The tax advisor must be competent with respect to the specific tax matter and the taxpayer must furnish the advisor with all necessary and relevant information to make a determination. However, a taxpayer is not required to share details that a reasonably prudent taxpayer would not know, or that the taxpayer would neither know nor reasonably should know are relevant.

Whether a taxpayer reasonably relied on the advice in good faith is made on a case-by-case basis, taking into account all the facts and circumstances. Generally, the most important factor is the taxpayer's efforts to comply with his tax obligations. Accordingly, the inquiry focuses on what the taxpayer knew or should have known at the time he obtained the advice. The taxpayer's education, sophistication and business experience must be taken into account in determining his need for the advice, as well as whether the taxpayer disclosed all relevant facts and whether the taxpayer's reliance on the advice is reasonable.

The advice must be based on all relevant facts and circumstances and apply the law to those facts and circumstances. The advice cannot be based on unreasonable factual or legal assumptions. Nor can a taxpayer rely on a return preparer where a review of the return would reveal errors.

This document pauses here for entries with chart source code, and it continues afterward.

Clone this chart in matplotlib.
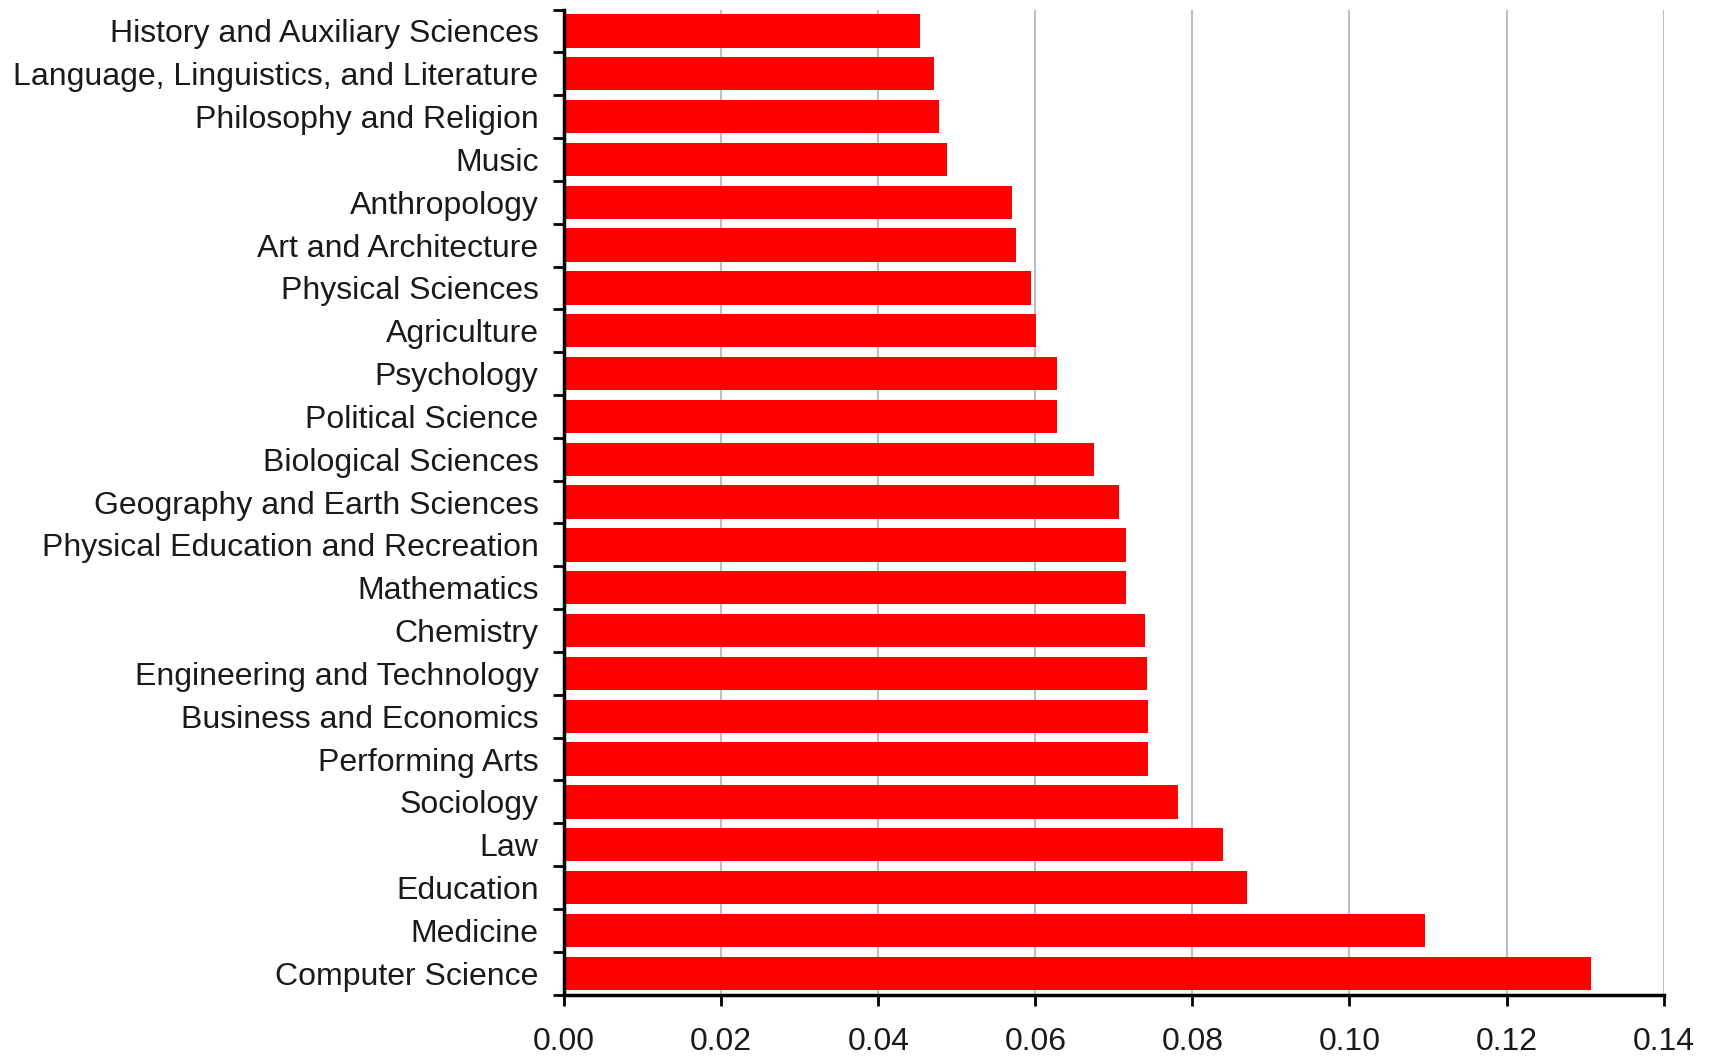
import matplotlib
matplotlib.use("Agg")
import matplotlib.pyplot as plt
import numpy as np

plt.rcParams['font.family'] = ['Liberation Sans', 'DejaVu Sans']

categories = [
    "History and Auxiliary Sciences",
    "Language, Linguistics, and Literature",
    "Philosophy and Religion",
    "Music",
    "Anthropology",
    "Art and Architecture",
    "Physical Sciences",
    "Agriculture",
    "Psychology",
    "Political Science",
    "Biological Sciences",
    "Geography and Earth Sciences",
    "Physical Education and Recreation",
    "Mathematics",
    "Chemistry",
    "Engineering and Technology",
    "Business and Economics",
    "Performing Arts",
    "Sociology",
    "Law",
    "Education",
    "Medicine",
    "Computer Science",
]
values = [
    0.0453, 0.0471, 0.0477, 0.0488, 0.0570, 0.0575, 0.0595, 0.0601,
    0.0628, 0.0628, 0.0675, 0.0706, 0.0715, 0.0715, 0.0740, 0.0742,
    0.0743, 0.0743, 0.0782, 0.0839, 0.0869, 0.1096, 0.1307,
]
xticks = [0.00, 0.02, 0.04, 0.06, 0.08, 0.10, 0.12, 0.14]

fig = plt.figure(figsize=(17.15, 10.57), dpi=100)
ax = fig.add_axes([0.329, 0.059, 0.641, 0.932])

n = len(categories)
ypos = np.arange(n)[::-1]  # first category at top
ax.barh(ypos, values, height=0.78, color="#ff0000", zorder=3)

ax.set_xlim(0, 0.14)
ax.set_ylim(-0.5, n - 0.5)
ax.set_xticks(xticks)
ax.set_xticklabels([f"{t:.2f}" for t in xticks], fontsize=23, color="#1a1a1a")
ax.set_yticks(ypos)
ax.set_yticklabels(categories, fontsize=23, color="#1a1a1a")
ax.set_yticks(np.arange(-0.5, n, 1.0), minor=True)

ax.tick_params(axis='y', which='major', length=0, pad=18.5)
ax.tick_params(axis='y', which='minor', length=8, width=2, direction='out', color='black')
ax.tick_params(axis='x', which='major', length=8, width=2, direction='out', color='black', pad=15)

ax.grid(axis='x', color="#c0c0c0", linewidth=1.5, zorder=0)
ax.set_axisbelow(True)

for s in ['top', 'right']:
    ax.spines[s].set_visible(False)
ax.spines['left'].set_linewidth(2.5)
ax.spines['bottom'].set_linewidth(2.5)
ax.spines['left'].set_zorder(4)

fig.savefig("out.png", dpi=100)
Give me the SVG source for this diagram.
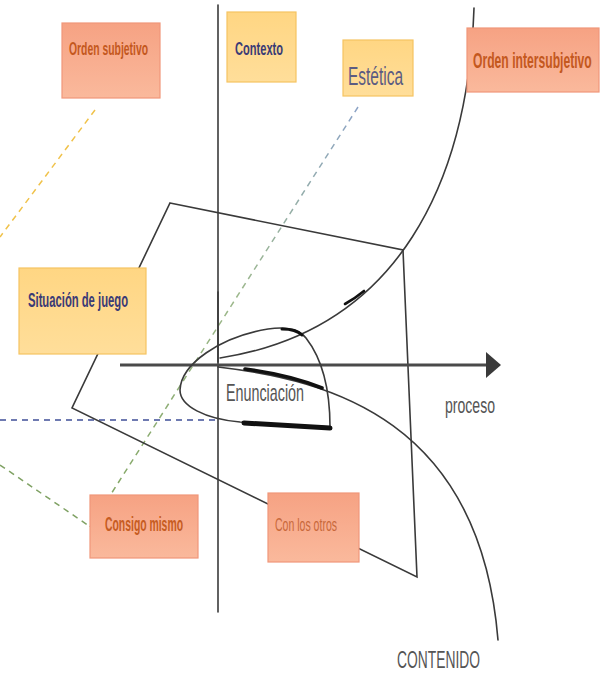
<svg xmlns="http://www.w3.org/2000/svg" width="614" height="687" viewBox="0 0 614 687">
<defs>
<linearGradient id="salmon" x1="0" y1="0" x2="0" y2="1">
<stop offset="0" stop-color="#F6A283"/>
<stop offset="1" stop-color="#FAB99C"/>
</linearGradient>
<linearGradient id="yellow" x1="0" y1="0" x2="0" y2="1">
<stop offset="0" stop-color="#FFD683"/>
<stop offset="1" stop-color="#FFDE9A"/>
</linearGradient>
<linearGradient id="estGrad" gradientUnits="userSpaceOnUse" x1="358" y1="107" x2="90" y2="527">
<stop offset="0" stop-color="#8CA3C6"/>
<stop offset="0.45" stop-color="#9DB88C"/>
<stop offset="1" stop-color="#7FA45E"/>
</linearGradient>
</defs>
<style>
.ln{fill:none;stroke:#3a3a3a;stroke-width:1.6;stroke-linecap:round}
.thick{fill:none;stroke:#111;stroke-linecap:round}
.sal{fill:url(#salmon);stroke:#F0977A;stroke-width:1.2}
.yel{fill:url(#yellow);stroke:#F5C462;stroke-width:1.2}
.t{font-family:"Liberation Sans Narrow","Liberation Sans",Arial,sans-serif}
.ts{fill:#C4581E;font-weight:bold}
.ty{fill:#3B3B76;font-weight:bold}
.dash{fill:none;stroke-width:1.5;stroke-dasharray:6 5}
</style>
<rect width="614" height="687" fill="#ffffff"/>

<g id="connectors">
<line class="dash" x1="95" y1="110" x2="0" y2="237" stroke="#F0C24A"/>
<line class="dash" x1="358" y1="107" x2="90" y2="527" stroke="url(#estGrad)"/>
<line class="dash" x1="0" y1="465" x2="92" y2="528" stroke="#7FA163"/>
<line class="dash" x1="0" y1="420" x2="220" y2="420" stroke="#3F4F98"/>
<polygon class="ln" points="170,203 403,250 417,577 72,408" stroke-width="2.2" stroke="#444"/>
<line class="ln" x1="218" y1="5" x2="218" y2="612" stroke-width="1.4"/>
<line class="ln" x1="218" y1="292" x2="218" y2="362" stroke-width="2.4"/>
<line x1="120" y1="365" x2="488" y2="365" stroke="#4a4a4a" stroke-width="3"/>
<polygon points="486,352 501,365 486,378" fill="#3a3a3a"/>
<path class="ln" d="M474,8 C468,180 400,330 220,358"/>
<path class="thick" d="M345,304 C352,300 358,296 364,291" stroke-width="2.6"/>
<path class="ln" d="M330,427 L240,422 C205,419 180,406 180,390 C181,364 220,337 268,329 C288,326 300,330 306,338 C320,356 330,385 330,427 Z"/>
<path class="thick" d="M244,423 L330,428" stroke-width="5"/>
<path class="thick" d="M282,329 C292,329 298,331 302,335" stroke-width="3"/>
<path class="ln" d="M218,367 C330,380 480,420 498,640"/>
<path class="thick" d="M245,369 C275,373 300,379 322,388" stroke-width="3.6"/>
</g>

<g id="n-orden-subjetivo">
<rect class="sal" x="62" y="23" width="98" height="75"/>
<text class="t ts" x="69" y="55" font-size="18" textLength="79" lengthAdjust="spacingAndGlyphs">Orden subjetivo</text>
</g>
<g id="n-contexto">
<rect class="yel" x="227" y="12" width="69" height="70"/>
<text class="t ty" x="235" y="55" font-size="18" textLength="48" lengthAdjust="spacingAndGlyphs">Contexto</text>
</g>
<g id="n-estetica">
<rect class="yel" x="343" y="40" width="70" height="56"/>
<text class="t" x="348" y="85" font-size="26" fill="#5B5B82" textLength="55" lengthAdjust="spacingAndGlyphs">Estética</text>
</g>
<g id="n-orden-intersubjetivo">
<rect class="sal" x="467" y="28" width="132" height="64"/>
<text class="t ts" transform="translate(473,68) scale(0.55,1)" x="0" y="0" font-size="22" textLength="216" lengthAdjust="spacingAndGlyphs">Orden intersubjetivo</text>
</g>
<g id="n-situacion">
<rect class="yel" x="19" y="268" width="127" height="86"/>
<text class="t ty" x="28" y="307" font-size="20" textLength="100" lengthAdjust="spacingAndGlyphs">Situación de juego</text>
</g>
<g id="n-consigo">
<rect class="sal" x="90" y="495" width="108" height="63"/>
<text class="t" x="105" y="531" font-size="20" fill="#C65C22" font-weight="bold" textLength="78" lengthAdjust="spacingAndGlyphs">Consigo mismo</text>
</g>
<g id="n-con-los-otros">
<rect class="sal" x="268" y="493" width="91" height="69"/>
<text class="t" x="275" y="531" font-size="19" fill="#C8683A" textLength="62" lengthAdjust="spacingAndGlyphs">Con los otros</text>
</g>
<g id="n-enunciacion">
<text class="t" x="226" y="401" font-size="24" fill="#555" textLength="78" lengthAdjust="spacingAndGlyphs">Enunciación</text>
</g>
<g id="n-proceso">
<text class="t" x="445" y="413" font-size="22" fill="#555" textLength="50" lengthAdjust="spacingAndGlyphs">proceso</text>
</g>
<g id="n-contenido">
<text class="t" x="397" y="668" font-size="23" fill="#555" textLength="83" lengthAdjust="spacingAndGlyphs">CONTENIDO</text>
</g>
</svg>
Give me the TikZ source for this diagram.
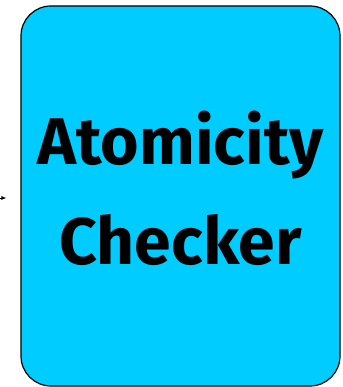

Finally, a taxpayer must be cognizant of a proposed tax benefit that is “too good to be true”. Generally, in determining whether a taxpayer acted reasonably and in good faith, the most important factor is the extent of the taxpayer's efforts to determine its correct tax liability. Negligence is strongly indicated where a taxpayer fails to make a reasonable attempt to ascertain the correctness of a deduction, credit or exclusion which would seem to a reasonable and prudent person to be “too good to be true” under the circumstances. Where the tax benefits far exceed the cost, the taxpayer must ask additional questions.